__REQUIREMENT__
Take the lines from the head of the listing through the one bearing "ax = fig.add_axes([454" and copy them exactly, leaving every picture out.

__INFORMATION PROVIDED__
********

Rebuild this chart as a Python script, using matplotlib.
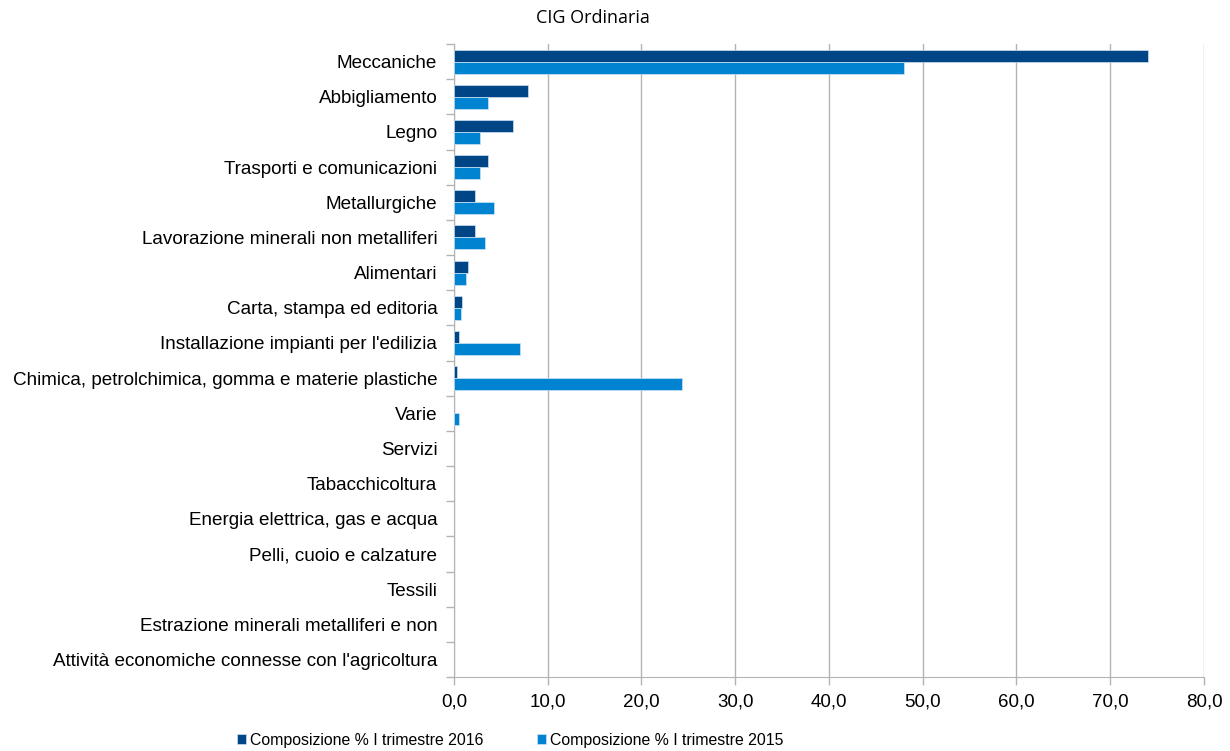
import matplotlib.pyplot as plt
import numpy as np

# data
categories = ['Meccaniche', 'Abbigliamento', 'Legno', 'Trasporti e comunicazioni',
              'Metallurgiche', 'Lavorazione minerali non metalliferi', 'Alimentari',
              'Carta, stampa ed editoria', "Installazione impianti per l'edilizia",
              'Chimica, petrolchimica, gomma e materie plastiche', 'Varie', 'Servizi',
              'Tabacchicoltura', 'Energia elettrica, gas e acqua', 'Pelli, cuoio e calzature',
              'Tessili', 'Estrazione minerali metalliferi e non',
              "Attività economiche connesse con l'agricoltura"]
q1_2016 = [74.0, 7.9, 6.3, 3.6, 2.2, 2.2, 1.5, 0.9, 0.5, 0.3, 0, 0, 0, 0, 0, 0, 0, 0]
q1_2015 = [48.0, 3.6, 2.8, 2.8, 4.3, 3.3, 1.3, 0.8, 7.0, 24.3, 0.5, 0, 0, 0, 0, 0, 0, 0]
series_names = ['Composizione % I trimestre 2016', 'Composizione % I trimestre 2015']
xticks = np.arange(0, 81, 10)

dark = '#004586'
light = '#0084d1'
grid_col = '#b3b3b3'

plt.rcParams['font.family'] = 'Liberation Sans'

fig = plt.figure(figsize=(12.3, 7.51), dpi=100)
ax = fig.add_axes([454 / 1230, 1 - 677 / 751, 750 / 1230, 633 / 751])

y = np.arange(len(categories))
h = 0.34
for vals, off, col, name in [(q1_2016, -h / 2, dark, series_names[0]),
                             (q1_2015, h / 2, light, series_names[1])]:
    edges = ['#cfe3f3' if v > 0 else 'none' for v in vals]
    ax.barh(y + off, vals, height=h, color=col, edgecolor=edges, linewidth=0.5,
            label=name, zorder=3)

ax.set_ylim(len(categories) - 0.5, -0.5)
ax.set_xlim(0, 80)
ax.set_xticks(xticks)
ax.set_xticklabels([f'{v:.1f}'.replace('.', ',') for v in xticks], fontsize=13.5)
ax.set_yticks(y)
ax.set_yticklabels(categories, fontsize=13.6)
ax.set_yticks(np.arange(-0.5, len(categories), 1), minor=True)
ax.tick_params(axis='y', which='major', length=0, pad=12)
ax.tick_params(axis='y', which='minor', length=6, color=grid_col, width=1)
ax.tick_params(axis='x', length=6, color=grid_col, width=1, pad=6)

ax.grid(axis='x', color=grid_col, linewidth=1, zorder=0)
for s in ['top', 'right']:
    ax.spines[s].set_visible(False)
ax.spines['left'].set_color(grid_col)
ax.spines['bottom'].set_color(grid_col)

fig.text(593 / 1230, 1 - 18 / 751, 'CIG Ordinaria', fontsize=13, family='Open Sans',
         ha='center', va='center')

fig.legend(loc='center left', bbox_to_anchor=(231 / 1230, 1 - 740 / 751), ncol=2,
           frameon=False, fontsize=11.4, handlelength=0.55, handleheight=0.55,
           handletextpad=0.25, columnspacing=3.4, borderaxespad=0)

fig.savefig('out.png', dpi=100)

********

__FINISHED ANSWER__
Rebuild this chart as a Python script, using matplotlib.
import matplotlib.pyplot as plt
import numpy as np

# data
categories = ['Meccaniche', 'Abbigliamento', 'Legno', 'Trasporti e comunicazioni',
              'Metallurgiche', 'Lavorazione minerali non metalliferi', 'Alimentari',
              'Carta, stampa ed editoria', "Installazione impianti per l'edilizia",
              'Chimica, petrolchimica, gomma e materie plastiche', 'Varie', 'Servizi',
              'Tabacchicoltura', 'Energia elettrica, gas e acqua', 'Pelli, cuoio e calzature',
              'Tessili', 'Estrazione minerali metalliferi e non',
              "Attività economiche connesse con l'agricoltura"]
q1_2016 = [74.0, 7.9, 6.3, 3.6, 2.2, 2.2, 1.5, 0.9, 0.5, 0.3, 0, 0, 0, 0, 0, 0, 0, 0]
q1_2015 = [48.0, 3.6, 2.8, 2.8, 4.3, 3.3, 1.3, 0.8, 7.0, 24.3, 0.5, 0, 0, 0, 0, 0, 0, 0]
series_names = ['Composizione % I trimestre 2016', 'Composizione % I trimestre 2015']
xticks = np.arange(0, 81, 10)

dark = '#004586'
light = '#0084d1'
grid_col = '#b3b3b3'

plt.rcParams['font.family'] = 'Liberation Sans'

fig = plt.figure(figsize=(12.3, 7.51), dpi=100)
ax = fig.add_axes([454 / 1230, 1 - 677 / 751, 750 / 1230, 633 / 751])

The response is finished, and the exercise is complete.